Turning 40 may find you a little bit older and achier, a little more wrinkled and grey. Still while it may be getting harder to stay in the physical shape you used to be in, this is a time when you should be growing stronger financially.
Unfortunately, some people react to life in their 40s by having a midlife crisis. That sort of crisis boils down to a sense of anxiety over time that has passed and goals that haven't been met. Among other things, it can be easy to feel that way about your finances at age 40 because you are getting toward the half-way point of your working life. If you don't start securing your financial future soon, you will find that too much time has slipped away from you.
How to prevent a financial mid-life crisis
To prevent a financial mid-life crisis, here are eight things you should do once you turn 40:
1. Get a grip on your budget
Younger people are often happy just to get the bills paid and get through the month without an overdraft. By the time you are 40 though, you should be finding enough breathing room in your monthly finances to start saving money. The best way to make this happen is by planning your expenditures with a budget, and by putting part of your income into your savings accounts.
2. Assess your career opportunities
Age 40 is a critical time for your career. On the positive side, you should be about to enter your peak earning years. On the negative side, your education may be far enough in the past that your skills are no longer as competitive as they should be. Take a realistic assessment of your current job security and your prospects in the job market. This is a good time to pursue new opportunities if available, but also to refresh any skills that may have become outdated.
3. Prioritize your debts
As you start to set up a household, it is natural to find yourself accumulating debts: a mortgage, a car loan or two, credit card balances, etc. Organize those debts by ranking them in order of the interest rate you are paying, so you can prioritize the highest-interest debt to be paid off the most quickly.
4. Consolidate debt to reduce interest charges
Sorting your debt by interest rate might indicate an opportunity to reduce your interest expense by exchanging higher-interest for lower-interest debt. Examples might include using lower interest credit cards to pay off higher interest ones, taking advantage of zero-interest balance transfer credit card offers, or using a home equity loan to pay off more expensive forms of debt.
5. Review your life insurance coverage
If you first got life insurance when you were in your 20s, your life has probably changed since then. Higher income and more dependents may indicate a need for more coverage. On the other hand, if you have accumulated significant savings by your 40s, you may find that you can scale back on insurance because you've built your own safety net for your family.
6. Make a retirement savings projection
You should already be saving for retirement, but are you saving what you need to, or just what you think you can afford? Use a retirement savings calculator to see what your current pace of savings would produce in terms of retirement income. Chances are you will find that you need to dig a little deeper to support a decent retirement lifestyle.

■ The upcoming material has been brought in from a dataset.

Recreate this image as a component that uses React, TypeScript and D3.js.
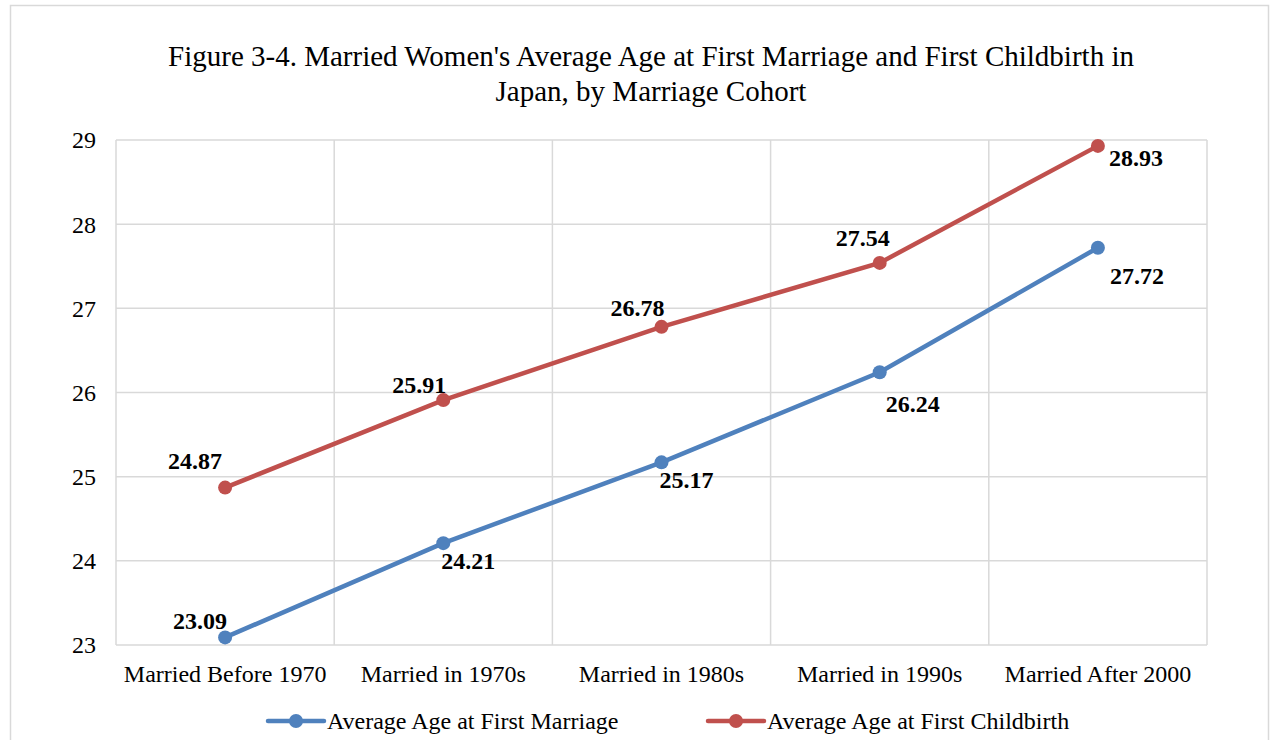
import React, { useEffect, useRef } from 'react';
import * as d3 from 'd3';

const categories = [
  'Married Before 1970',
  'Married in 1970s',
  'Married in 1980s',
  'Married in 1990s',
  'Married After 2000',
];
const firstMarriage = [23.09, 24.21, 25.17, 26.24, 27.72];
const firstChildbirth = [24.87, 25.91, 26.78, 27.54, 28.93];
const yTicks = [23, 24, 25, 26, 27, 28, 29];

const seriesNames = ['Average Age at First Marriage', 'Average Age at First Childbirth'];
const seriesColors = ['#4f81bd', '#c0504d'];

// label offsets from the point, like Excel placed them
const marriageLabelOffsets = [[-25, -17], [25, 17], [25, 17], [33, 31], [39, 28]];
const childbirthLabelOffsets = [[-30, -27], [-24, -15], [-24, -19], [-17, -25], [38, 12]];

const W = 1274;
const H = 740;
const FONT = '"Liberation Serif", "Times New Roman", serif';

export default function App() {
  const svgRef = useRef<SVGSVGElement>(null);

  useEffect(() => {
    if (!svgRef.current) return;
    const svg = d3.select(svgRef.current);
    svg.selectAll('*').remove();

    const plot = { left: 116, right: 1207, top: 140, bottom: 645 };

    // outer chart border
    svg.append('rect')
      .attr('x', 10.5).attr('y', 5.5)
      .attr('width', 1258).attr('height', 760)
      .attr('fill', 'white')
      .attr('stroke', '#d9d9d9')
      .attr('stroke-width', 1.5);

    const x = d3.scaleBand<string>()
      .domain(categories)
      .range([plot.left, plot.right]);

    const y = d3.scaleLinear()
      .domain([23, 29])
      .range([plot.bottom, plot.top]);

    const cx = (c: string) => (x(c) || 0) + x.bandwidth() / 2;

    // title
    const title = svg.append('text')
      .attr('text-anchor', 'middle')
      .attr('font-family', FONT)
      .attr('font-size', 29)
      .attr('fill', '#000');
    title.append('tspan').attr('x', 651).attr('y', 66)
      .text("Figure 3-4. Married Women's Average Age at First Marriage and First Childbirth in");
    title.append('tspan').attr('x', 651).attr('y', 101)
      .text('Japan, by Marriage Cohort');

    // horizontal gridlines
    svg.append('g')
      .selectAll('line')
      .data(yTicks)
      .join('line')
      .attr('x1', plot.left).attr('x2', plot.right)
      .attr('y1', d => y(d)).attr('y2', d => y(d))
      .attr('stroke', '#d9d9d9')
      .attr('stroke-width', 1.5);

    // vertical gridlines at category boundaries
    const bounds = categories.map(c => x(c) || 0).concat([plot.right]);
    svg.append('g')
      .selectAll('line')
      .data(bounds)
      .join('line')
      .attr('x1', d => d).attr('x2', d => d)
      .attr('y1', plot.top).attr('y2', plot.bottom)
      .attr('stroke', '#d9d9d9')
      .attr('stroke-width', 1.5);

    // y tick labels
    svg.append('g')
      .selectAll('text')
      .data(yTicks)
      .join('text')
      .attr('x', 96)
      .attr('y', d => y(d))
      .attr('dy', '0.35em')
      .attr('text-anchor', 'end')
      .attr('font-family', FONT)
      .attr('font-size', 24)
      .text(d => d);

    // x tick labels
    svg.append('g')
      .selectAll('text')
      .data(categories)
      .join('text')
      .attr('x', d => cx(d))
      .attr('y', 682)
      .attr('text-anchor', 'middle')
      .attr('font-family', FONT)
      .attr('font-size', 24)
      .text(d => d);

    const line = d3.line<number>()
      .x((_, i) => cx(categories[i]))
      .y(d => y(d));

    const series = [
      { values: firstMarriage, color: seriesColors[0], offsets: marriageLabelOffsets },
      { values: firstChildbirth, color: seriesColors[1], offsets: childbirthLabelOffsets },
    ];

    series.forEach(s => {
      svg.append('path')
        .datum(s.values)
        .attr('d', line)
        .attr('fill', 'none')
        .attr('stroke', s.color)
        .attr('stroke-width', 4.5)
        .attr('stroke-linecap', 'round');

      svg.append('g')
        .selectAll('circle')
        .data(s.values)
        .join('circle')
        .attr('cx', (_, i) => cx(categories[i]))
        .attr('cy', d => y(d))
        .attr('r', 7)
        .attr('fill', s.color);

      svg.append('g')
        .selectAll('text')
        .data(s.values)
        .join('text')
        .attr('x', (_, i) => cx(categories[i]) + s.offsets[i][0])
        .attr('y', (d, i) => y(d) + s.offsets[i][1])
        .attr('dy', '0.35em')
        .attr('text-anchor', 'middle')
        .attr('font-family', FONT)
        .attr('font-size', 24)
        .attr('font-weight', 'bold')
        .text(d => d.toFixed(2));
    });

    // legend
    const legendX = [268, 708];
    seriesNames.forEach((name, i) => {
      const g = svg.append('g').attr('transform', `translate(${legendX[i]},721)`);
      g.append('line')
        .attr('x1', 0).attr('x2', 56)
        .attr('stroke', seriesColors[i])
        .attr('stroke-width', 4.5)
        .attr('stroke-linecap', 'round');
      g.append('circle').attr('cx', 28).attr('r', 7).attr('fill', seriesColors[i]);
      g.append('text')
        .attr('x', 59)
        .attr('dy', '0.35em')
        .attr('font-family', FONT)
        .attr('font-size', 24)
        .text(name);
    });
  }, []);

  return (
    <svg
      ref={svgRef}
      width={W}
      height={H}
      style={{ position: 'absolute', left: 0, top: 0, background: 'white' }}
    />
  );
}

7. Ramp up your 401(k) savings contributions
Once you know how much you need to save for retirement, make sure you are taking full advantage of the company match and tax savings available from your 401(k) plan.
8. Start a Health Savings Account
A high-deductible health care plan is often a more cost-effective form of health care insurance. If you have that kind of coverage, you are eligible to contribute to a health savings account. You can use up to $3,350 to fund individual coverage or $6,650 to fund family coverage, but what people often overlook about health savings accounts is that they can be used to accumulate long-term savings in addition to funding short-term needs.
Building long-term savings in a health savings account is appropriate because health care costs are a significant portion of retirement expenditures. As an added benefit, health savings accounts can have superior tax advantages to a 401(k) or an individual retirement account (IRA).
Whether you embrace turning 40 or you feel it is dragging you kicking and screaming into middle age, if you take the above eight steps you will find that when it comes time to turn 50, you will do so in better financial shape than you are in now.